Deutsche Debattenkultur:Der Internetschnupfen grassiert

Margarete Stokowski wollte nicht in einer Münchner Buchhandlung lesen, Uwe Tellkamp beklagt einen "Gesinnungskorridor": Das beleidigte Ich wird zum Mittelpunkt des Kosmos.

Kommentar von Matthias Drobinski

Ist Deutschland eine Meinungsdiktatur, weil ein paar hundert Kulturschaffende erklären, dass sie die rechte Identitäre Bewegung, die AfD und Pegida für schrecklich und schädlich halten? Oder weil eine Autorin sich weigert, in einer Buchhandlung zu lesen, in der auch rechte Bücher verkauft werden?
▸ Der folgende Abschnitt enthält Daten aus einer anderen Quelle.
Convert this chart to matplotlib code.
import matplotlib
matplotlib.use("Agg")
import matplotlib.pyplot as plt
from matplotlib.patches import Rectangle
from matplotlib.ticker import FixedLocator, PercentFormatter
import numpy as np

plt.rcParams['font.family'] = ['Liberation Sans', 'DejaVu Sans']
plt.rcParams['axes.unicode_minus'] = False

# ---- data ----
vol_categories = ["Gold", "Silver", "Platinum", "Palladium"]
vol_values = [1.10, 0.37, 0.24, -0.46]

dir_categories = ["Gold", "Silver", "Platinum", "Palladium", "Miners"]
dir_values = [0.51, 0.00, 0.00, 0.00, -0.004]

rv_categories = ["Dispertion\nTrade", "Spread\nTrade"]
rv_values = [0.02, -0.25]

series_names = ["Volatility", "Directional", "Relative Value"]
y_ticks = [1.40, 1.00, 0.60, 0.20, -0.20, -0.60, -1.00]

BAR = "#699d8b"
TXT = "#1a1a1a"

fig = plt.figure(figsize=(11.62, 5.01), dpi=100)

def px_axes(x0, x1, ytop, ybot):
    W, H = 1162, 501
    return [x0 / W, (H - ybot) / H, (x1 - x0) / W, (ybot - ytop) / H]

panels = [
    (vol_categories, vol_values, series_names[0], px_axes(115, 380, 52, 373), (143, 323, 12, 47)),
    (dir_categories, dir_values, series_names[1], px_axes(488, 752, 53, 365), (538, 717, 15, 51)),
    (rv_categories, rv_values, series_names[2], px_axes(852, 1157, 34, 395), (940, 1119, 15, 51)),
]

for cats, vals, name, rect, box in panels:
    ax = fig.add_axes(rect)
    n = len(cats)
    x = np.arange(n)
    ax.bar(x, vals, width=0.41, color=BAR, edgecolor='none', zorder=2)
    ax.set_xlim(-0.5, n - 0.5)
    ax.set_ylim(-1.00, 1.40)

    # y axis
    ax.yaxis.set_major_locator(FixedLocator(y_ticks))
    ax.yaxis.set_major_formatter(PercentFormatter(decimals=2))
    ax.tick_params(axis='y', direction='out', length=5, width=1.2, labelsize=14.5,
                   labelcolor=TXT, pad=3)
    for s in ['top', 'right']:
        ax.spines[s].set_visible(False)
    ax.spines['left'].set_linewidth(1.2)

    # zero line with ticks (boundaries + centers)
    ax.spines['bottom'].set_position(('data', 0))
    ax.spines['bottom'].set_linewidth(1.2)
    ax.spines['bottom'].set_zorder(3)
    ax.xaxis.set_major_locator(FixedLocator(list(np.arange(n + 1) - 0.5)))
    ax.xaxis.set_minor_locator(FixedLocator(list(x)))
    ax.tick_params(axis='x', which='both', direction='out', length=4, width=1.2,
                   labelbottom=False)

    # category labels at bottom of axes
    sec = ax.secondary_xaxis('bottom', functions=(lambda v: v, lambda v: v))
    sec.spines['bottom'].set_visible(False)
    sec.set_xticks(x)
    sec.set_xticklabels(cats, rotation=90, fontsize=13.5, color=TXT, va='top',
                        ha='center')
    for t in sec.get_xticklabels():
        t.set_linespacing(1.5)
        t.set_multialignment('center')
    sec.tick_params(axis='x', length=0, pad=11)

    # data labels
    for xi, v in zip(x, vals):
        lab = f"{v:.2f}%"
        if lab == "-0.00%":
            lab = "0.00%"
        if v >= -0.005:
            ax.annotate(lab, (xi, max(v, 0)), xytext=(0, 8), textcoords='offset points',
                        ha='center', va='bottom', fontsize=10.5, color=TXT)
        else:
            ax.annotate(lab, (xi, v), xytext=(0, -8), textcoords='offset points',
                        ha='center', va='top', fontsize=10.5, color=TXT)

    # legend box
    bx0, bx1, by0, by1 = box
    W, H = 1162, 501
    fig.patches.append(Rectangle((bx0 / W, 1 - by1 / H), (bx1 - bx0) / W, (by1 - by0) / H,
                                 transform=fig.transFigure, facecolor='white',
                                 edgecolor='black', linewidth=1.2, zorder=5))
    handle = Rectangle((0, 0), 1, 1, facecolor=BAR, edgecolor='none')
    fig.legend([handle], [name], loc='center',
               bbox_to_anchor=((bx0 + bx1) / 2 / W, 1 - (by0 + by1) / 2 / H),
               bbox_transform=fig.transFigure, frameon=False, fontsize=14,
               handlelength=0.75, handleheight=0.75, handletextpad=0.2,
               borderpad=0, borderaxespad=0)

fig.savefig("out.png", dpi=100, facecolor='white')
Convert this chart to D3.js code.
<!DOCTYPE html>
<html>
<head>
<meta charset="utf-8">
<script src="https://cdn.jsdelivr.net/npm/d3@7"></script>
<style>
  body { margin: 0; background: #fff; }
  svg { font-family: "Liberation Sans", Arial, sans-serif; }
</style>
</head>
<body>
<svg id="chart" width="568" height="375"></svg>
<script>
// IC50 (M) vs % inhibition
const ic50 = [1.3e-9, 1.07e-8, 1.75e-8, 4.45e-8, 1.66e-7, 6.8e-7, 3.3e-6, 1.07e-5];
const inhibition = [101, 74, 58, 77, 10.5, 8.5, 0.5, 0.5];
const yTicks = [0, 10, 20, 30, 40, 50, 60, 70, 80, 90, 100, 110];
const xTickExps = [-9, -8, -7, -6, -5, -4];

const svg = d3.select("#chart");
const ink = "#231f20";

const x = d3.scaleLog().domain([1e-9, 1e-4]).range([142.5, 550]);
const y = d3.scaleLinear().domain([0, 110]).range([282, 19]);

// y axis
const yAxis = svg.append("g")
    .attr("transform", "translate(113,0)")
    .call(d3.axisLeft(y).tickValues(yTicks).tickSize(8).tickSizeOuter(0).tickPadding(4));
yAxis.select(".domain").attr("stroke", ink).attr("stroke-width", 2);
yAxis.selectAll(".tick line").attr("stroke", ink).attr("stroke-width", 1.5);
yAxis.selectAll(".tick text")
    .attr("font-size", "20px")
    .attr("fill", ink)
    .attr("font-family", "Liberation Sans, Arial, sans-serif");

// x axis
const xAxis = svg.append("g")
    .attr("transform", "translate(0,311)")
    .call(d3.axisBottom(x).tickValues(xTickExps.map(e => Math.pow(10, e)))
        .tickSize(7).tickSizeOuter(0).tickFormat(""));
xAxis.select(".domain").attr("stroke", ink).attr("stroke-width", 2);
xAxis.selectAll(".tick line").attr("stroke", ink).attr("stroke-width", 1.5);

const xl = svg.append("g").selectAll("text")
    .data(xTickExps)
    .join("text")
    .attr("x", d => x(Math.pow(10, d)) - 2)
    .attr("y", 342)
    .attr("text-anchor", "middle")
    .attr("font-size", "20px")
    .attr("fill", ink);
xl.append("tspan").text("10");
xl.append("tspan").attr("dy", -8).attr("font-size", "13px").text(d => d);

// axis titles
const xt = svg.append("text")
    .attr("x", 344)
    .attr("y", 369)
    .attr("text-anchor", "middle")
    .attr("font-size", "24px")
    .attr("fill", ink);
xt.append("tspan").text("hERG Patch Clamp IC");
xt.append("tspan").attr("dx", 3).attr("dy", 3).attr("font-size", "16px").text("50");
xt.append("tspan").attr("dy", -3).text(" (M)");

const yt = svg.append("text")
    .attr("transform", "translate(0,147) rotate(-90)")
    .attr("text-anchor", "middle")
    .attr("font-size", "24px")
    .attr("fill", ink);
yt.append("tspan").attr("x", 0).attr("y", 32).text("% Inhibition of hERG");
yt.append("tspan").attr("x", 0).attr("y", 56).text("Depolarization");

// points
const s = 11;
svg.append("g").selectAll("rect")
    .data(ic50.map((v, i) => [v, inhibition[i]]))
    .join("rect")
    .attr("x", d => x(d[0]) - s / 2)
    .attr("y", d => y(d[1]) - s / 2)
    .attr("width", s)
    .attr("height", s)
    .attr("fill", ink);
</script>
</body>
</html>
Die Debatten, die da gerade in die Höhe gejazzt werden, zeigen ziemlich gut das Problem politischer und kultureller Debatten im Socialmedia-Zeitalter: Die Nebensache wird zur Hauptsache, das Periphere zum Zentrum, das beleidigte und beleidigbare Ich zum Mittelpunkt des Kosmos. Manchmal zeigt sich ja wirklich im Kleinen das Große und im Detail das Ganze. Manchmal hilft aber auch die Erkenntnis: Das Kleine ist klein und das Detail ein Detail.

Die Kolumnistin und Schriftstellerin Margarete Stokowski also wollte nicht in der Münchner Buchhandlung Lehmkuhl lesen, weil dort auch Thilo Sarrazins Werke und Bücher eines rechten Verlages verkauft werden. Man kann das mit guten Gründen für unterkomplex gedacht und für falsch halten, gar für gefährlich, wenn daraus der allgemeine Anspruch abgeleitet würde, kein Buchladen dürfte mehr strittige und ärgerliche Bücher verkaufen dürfen. Stokowski hat diesen Anspruch aber gar nicht erhoben, sie hat für sich eine Entscheidung getroffen - so what? Dann muss und wird sie eben woanders lesen. Doch was passiert? Ein Pro und Kontra in der Zeit, ein Welt-Reporter macht sich auf die Reise zum Buchladen des Anstoßes, alle Zeitungen schreiben, alle Sender senden, ein Twittergewitter erhebt die Autorin zur tapferen Kämpferin gegen Rechts oder eben zur linksautoritären Bücherverbrennerin. Gibt es sonst keine Sorgen auf der Welt?

Tellkamp muss mit Kritik rechnen und leben

Und Uwe Tellkamp, der Schriftsteller, beklagt sich nun bitter über die "Erklärung der Vielen" und über einen "Gesinnungskorridor", über den Medien, Politiker und eben auch Kulturschaffende wachten und jede ehrliche Debatte über die Gefahr durch die nach seiner Erkenntnis immer noch hereinströmenden Flüchtlinge zu unterbinden versuchten. Er tut das auf dem ziemlich rechten Blog Sezession, der ja nun ein ausgewiesener Ort der Toleranz, der Ausgewogenheit und der Meinungsvielfalt ist - aber klar: Er darf, er soll das tun, es ist ein Beitrag zur politischen Debatte, und wenn dabei mal die gefühlte Wahrheit sich nicht ganz mit den Fakten deckt, ist das ja auch ein Zeitdokument. Nur muss Tellkamp dann auch mit Kritik rechnen und leben - und sich nicht nach der dreißigsten bösen Zuschrift als Märtyrer des neu aufziehenden Stalinismus stilisieren. Vor allem aber: So what? Ein Schriftsteller wiederholt, was er schon mal geschrieben hat, das ist in Ordnung, aber eine Randnotiz.

Nur funktioniert das leider so nicht mehr. Die Blasen müssen bedient werden, die Randnotiz wird viral, also ansteckend, zum Internetschnupfen. Doch aus der Kommunikationsinfektion, aus der Inflationierung der Wörter entsteht keine wirkliche Debatte, kein Streit darum, wohin es gehen soll mit dem Land und wie man leben soll, kein Austausch darüber, was wer denkt, vom Zuhören ganz zu schweigen. Der Internetschnupfen ist eine Krankheit. Immerhin eine, die rasch vorübergeht, bevor das nächste Virus kommt. Der Schriftsteller Wolfgang Hildesheimer erfand einmal die Figur des großen Gelehrten Theodor Pilz, der es sich zur Aufgabe gemacht hatte, die Zahl der Worte in der Welt in Grenzen zu halten. Den Mann bräuchte man heute.